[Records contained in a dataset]
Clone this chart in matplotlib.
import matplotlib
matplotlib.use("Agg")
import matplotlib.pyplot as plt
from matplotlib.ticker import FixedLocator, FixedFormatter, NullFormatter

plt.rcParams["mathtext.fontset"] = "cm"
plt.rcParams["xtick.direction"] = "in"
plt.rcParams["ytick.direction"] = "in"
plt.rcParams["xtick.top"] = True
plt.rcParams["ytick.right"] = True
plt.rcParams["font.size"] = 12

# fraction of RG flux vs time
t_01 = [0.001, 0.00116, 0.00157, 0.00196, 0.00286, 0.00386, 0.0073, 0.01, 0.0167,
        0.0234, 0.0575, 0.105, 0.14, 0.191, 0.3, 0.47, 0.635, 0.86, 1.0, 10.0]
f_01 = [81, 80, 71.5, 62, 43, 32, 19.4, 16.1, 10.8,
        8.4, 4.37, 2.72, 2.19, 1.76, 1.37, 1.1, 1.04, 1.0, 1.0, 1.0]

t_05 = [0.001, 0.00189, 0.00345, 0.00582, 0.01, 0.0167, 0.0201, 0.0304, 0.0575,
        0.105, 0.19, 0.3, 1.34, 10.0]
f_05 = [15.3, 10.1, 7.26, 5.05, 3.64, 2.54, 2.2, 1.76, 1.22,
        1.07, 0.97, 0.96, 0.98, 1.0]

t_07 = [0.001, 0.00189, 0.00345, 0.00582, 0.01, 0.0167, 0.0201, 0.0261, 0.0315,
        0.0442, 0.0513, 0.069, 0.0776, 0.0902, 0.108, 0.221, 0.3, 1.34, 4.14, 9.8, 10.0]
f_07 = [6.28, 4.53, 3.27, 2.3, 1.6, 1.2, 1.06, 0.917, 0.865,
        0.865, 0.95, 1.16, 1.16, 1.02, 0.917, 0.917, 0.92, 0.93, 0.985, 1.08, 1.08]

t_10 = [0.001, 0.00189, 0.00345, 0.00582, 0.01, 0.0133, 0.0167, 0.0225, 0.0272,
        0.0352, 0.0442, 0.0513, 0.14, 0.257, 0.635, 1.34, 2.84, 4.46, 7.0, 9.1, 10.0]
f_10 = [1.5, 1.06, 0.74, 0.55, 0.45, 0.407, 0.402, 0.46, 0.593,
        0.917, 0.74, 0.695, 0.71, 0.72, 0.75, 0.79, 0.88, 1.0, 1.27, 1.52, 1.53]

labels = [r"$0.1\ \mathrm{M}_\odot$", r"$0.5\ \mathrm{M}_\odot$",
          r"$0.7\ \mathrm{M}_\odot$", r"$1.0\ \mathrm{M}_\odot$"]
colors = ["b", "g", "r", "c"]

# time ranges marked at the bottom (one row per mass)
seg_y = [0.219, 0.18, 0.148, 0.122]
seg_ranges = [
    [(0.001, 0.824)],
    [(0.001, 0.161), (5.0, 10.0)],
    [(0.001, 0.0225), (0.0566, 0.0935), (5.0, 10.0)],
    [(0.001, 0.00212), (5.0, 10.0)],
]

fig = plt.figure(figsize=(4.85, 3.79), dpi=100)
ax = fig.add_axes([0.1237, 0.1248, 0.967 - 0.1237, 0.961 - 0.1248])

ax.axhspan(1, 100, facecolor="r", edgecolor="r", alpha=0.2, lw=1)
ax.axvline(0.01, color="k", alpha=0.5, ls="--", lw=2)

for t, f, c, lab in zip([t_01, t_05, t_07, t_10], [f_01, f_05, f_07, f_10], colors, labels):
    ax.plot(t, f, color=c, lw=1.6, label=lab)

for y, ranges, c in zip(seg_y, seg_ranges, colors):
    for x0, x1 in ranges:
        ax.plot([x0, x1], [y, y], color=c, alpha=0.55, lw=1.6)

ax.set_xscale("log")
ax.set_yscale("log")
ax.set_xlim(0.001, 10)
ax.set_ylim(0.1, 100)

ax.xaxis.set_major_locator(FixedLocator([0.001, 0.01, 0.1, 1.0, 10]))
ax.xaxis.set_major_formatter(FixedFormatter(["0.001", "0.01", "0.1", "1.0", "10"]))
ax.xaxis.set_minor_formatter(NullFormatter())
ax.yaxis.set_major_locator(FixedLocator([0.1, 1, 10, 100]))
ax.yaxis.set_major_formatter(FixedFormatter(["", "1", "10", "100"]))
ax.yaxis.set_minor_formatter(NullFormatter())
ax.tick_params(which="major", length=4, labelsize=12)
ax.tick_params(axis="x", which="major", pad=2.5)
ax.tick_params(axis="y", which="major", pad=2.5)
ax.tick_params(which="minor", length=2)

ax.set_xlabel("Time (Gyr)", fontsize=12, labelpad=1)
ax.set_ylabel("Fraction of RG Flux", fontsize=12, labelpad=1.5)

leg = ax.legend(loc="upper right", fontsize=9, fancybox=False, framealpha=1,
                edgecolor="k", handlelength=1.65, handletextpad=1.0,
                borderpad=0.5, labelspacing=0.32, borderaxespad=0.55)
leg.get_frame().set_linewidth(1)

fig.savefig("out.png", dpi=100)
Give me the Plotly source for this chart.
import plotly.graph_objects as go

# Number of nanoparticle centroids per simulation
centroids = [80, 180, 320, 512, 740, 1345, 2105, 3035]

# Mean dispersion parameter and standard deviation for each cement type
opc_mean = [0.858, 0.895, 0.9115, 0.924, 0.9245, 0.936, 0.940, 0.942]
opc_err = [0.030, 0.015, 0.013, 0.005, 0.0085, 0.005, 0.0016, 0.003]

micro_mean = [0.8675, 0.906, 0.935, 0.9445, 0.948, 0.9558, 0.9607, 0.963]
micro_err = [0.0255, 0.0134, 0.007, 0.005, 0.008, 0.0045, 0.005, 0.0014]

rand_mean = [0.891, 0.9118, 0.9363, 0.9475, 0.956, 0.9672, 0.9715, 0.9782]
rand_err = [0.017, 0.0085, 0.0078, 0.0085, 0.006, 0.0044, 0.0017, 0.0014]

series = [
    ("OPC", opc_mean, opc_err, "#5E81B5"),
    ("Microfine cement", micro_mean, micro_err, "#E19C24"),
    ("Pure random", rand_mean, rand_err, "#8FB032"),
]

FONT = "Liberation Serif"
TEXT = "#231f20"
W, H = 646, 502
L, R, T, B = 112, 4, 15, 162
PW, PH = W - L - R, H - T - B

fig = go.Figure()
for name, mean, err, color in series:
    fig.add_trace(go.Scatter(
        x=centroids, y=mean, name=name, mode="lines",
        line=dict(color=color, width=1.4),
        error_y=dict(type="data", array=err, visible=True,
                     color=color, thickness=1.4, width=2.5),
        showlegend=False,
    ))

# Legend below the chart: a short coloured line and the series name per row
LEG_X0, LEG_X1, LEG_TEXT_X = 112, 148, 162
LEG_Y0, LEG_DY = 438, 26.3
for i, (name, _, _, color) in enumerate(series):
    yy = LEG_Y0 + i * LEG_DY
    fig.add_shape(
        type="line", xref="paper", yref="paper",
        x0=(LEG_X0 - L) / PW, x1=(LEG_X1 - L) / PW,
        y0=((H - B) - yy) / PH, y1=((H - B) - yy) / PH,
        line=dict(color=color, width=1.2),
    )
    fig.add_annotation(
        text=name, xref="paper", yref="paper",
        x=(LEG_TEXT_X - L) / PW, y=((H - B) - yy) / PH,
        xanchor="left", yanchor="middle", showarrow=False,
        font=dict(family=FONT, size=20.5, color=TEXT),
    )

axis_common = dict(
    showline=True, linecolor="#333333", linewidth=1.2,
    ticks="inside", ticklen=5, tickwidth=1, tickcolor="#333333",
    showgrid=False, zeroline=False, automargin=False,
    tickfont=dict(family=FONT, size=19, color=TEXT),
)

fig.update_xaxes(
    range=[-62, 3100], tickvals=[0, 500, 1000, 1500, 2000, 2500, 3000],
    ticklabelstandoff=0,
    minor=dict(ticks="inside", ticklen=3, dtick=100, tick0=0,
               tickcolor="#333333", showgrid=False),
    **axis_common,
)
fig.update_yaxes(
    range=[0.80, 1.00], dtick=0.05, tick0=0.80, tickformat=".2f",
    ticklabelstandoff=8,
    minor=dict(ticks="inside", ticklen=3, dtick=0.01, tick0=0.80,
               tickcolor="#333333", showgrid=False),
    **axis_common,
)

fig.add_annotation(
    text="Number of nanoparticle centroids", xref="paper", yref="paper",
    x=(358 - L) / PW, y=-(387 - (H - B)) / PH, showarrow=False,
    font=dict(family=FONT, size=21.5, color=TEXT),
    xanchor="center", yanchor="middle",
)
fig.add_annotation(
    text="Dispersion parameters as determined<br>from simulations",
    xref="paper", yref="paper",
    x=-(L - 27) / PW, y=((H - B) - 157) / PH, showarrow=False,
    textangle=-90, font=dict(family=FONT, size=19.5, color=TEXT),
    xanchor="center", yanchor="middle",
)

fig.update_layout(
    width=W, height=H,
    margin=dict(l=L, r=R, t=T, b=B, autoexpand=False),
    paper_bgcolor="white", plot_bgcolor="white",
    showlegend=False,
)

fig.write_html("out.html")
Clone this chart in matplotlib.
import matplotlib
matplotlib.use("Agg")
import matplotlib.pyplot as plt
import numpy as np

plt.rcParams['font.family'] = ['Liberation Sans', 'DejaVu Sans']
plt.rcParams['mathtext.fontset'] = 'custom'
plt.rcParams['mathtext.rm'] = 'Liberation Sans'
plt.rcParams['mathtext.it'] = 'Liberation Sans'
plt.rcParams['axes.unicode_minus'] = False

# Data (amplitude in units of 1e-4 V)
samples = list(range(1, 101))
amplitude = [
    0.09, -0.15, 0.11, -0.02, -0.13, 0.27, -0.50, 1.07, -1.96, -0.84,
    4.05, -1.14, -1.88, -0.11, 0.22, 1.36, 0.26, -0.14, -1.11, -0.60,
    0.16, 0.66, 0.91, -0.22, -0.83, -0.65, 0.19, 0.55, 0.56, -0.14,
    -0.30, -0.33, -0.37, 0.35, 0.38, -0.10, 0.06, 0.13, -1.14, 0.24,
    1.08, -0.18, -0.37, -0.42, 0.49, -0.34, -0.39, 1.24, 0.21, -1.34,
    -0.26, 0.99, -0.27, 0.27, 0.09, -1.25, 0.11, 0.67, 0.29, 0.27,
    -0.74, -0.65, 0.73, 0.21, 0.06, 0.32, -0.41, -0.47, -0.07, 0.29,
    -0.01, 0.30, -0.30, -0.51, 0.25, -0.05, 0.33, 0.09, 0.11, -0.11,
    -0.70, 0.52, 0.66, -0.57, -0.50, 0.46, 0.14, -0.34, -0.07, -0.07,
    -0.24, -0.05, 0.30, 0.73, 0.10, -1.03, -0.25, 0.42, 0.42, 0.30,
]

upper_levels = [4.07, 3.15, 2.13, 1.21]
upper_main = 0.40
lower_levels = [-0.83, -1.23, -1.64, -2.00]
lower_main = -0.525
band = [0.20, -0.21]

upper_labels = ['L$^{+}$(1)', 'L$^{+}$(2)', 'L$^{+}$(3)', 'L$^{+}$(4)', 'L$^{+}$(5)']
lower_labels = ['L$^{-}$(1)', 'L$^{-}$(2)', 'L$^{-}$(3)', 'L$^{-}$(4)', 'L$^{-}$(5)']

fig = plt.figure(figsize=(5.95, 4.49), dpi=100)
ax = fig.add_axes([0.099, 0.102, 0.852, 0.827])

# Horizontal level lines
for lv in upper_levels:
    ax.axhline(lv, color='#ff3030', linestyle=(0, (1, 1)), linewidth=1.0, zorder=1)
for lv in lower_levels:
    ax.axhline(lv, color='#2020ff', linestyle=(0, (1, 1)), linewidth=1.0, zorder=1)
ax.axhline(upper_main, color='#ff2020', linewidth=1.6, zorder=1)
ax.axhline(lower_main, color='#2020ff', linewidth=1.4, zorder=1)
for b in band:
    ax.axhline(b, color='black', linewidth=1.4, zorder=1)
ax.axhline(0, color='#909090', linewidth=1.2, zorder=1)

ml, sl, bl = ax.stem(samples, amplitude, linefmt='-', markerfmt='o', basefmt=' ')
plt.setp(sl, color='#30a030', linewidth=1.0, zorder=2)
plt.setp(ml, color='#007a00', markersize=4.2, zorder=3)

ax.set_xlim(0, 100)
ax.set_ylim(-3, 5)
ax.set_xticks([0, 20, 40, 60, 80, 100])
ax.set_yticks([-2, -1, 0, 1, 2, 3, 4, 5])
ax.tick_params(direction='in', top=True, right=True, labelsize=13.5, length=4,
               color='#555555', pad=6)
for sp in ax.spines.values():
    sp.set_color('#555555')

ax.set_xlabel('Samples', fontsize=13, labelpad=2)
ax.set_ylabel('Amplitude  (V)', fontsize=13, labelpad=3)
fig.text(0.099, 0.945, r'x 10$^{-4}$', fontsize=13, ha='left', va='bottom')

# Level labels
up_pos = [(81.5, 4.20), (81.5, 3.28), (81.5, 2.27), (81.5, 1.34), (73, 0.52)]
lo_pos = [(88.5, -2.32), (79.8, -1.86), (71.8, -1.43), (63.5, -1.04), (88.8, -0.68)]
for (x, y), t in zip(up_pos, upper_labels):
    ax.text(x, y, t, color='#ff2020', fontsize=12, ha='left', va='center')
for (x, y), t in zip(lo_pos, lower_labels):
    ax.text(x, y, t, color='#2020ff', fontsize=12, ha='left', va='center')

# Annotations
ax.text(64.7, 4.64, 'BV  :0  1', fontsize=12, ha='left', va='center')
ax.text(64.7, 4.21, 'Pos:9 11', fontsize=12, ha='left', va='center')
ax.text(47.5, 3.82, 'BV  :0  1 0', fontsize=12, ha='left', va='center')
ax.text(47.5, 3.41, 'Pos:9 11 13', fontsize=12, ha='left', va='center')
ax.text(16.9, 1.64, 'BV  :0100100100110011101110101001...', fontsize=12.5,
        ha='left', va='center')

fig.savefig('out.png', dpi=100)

Given task: Set down verbatim only the lines between the start of the data above and the line with "1.27, 1.52, 1.53]", both boundaries included.

The response:
Clone this chart in matplotlib.
import matplotlib
matplotlib.use("Agg")
import matplotlib.pyplot as plt
from matplotlib.ticker import FixedLocator, FixedFormatter, NullFormatter

plt.rcParams["mathtext.fontset"] = "cm"
plt.rcParams["xtick.direction"] = "in"
plt.rcParams["ytick.direction"] = "in"
plt.rcParams["xtick.top"] = True
plt.rcParams["ytick.right"] = True
plt.rcParams["font.size"] = 12

# fraction of RG flux vs time
t_01 = [0.001, 0.00116, 0.00157, 0.00196, 0.00286, 0.00386, 0.0073, 0.01, 0.0167,
        0.0234, 0.0575, 0.105, 0.14, 0.191, 0.3, 0.47, 0.635, 0.86, 1.0, 10.0]
f_01 = [81, 80, 71.5, 62, 43, 32, 19.4, 16.1, 10.8,
        8.4, 4.37, 2.72, 2.19, 1.76, 1.37, 1.1, 1.04, 1.0, 1.0, 1.0]

t_05 = [0.001, 0.00189, 0.00345, 0.00582, 0.01, 0.0167, 0.0201, 0.0304, 0.0575,
        0.105, 0.19, 0.3, 1.34, 10.0]
f_05 = [15.3, 10.1, 7.26, 5.05, 3.64, 2.54, 2.2, 1.76, 1.22,
        1.07, 0.97, 0.96, 0.98, 1.0]

t_07 = [0.001, 0.00189, 0.00345, 0.00582, 0.01, 0.0167, 0.0201, 0.0261, 0.0315,
        0.0442, 0.0513, 0.069, 0.0776, 0.0902, 0.108, 0.221, 0.3, 1.34, 4.14, 9.8, 10.0]
f_07 = [6.28, 4.53, 3.27, 2.3, 1.6, 1.2, 1.06, 0.917, 0.865,
        0.865, 0.95, 1.16, 1.16, 1.02, 0.917, 0.917, 0.92, 0.93, 0.985, 1.08, 1.08]

t_10 = [0.001, 0.00189, 0.00345, 0.00582, 0.01, 0.0133, 0.0167, 0.0225, 0.0272,
        0.0352, 0.0442, 0.0513, 0.14, 0.257, 0.635, 1.34, 2.84, 4.46, 7.0, 9.1, 10.0]
f_10 = [1.5, 1.06, 0.74, 0.55, 0.45, 0.407, 0.402, 0.46, 0.593,
        0.917, 0.74, 0.695, 0.71, 0.72, 0.75, 0.79, 0.88, 1.0, 1.27, 1.52, 1.53]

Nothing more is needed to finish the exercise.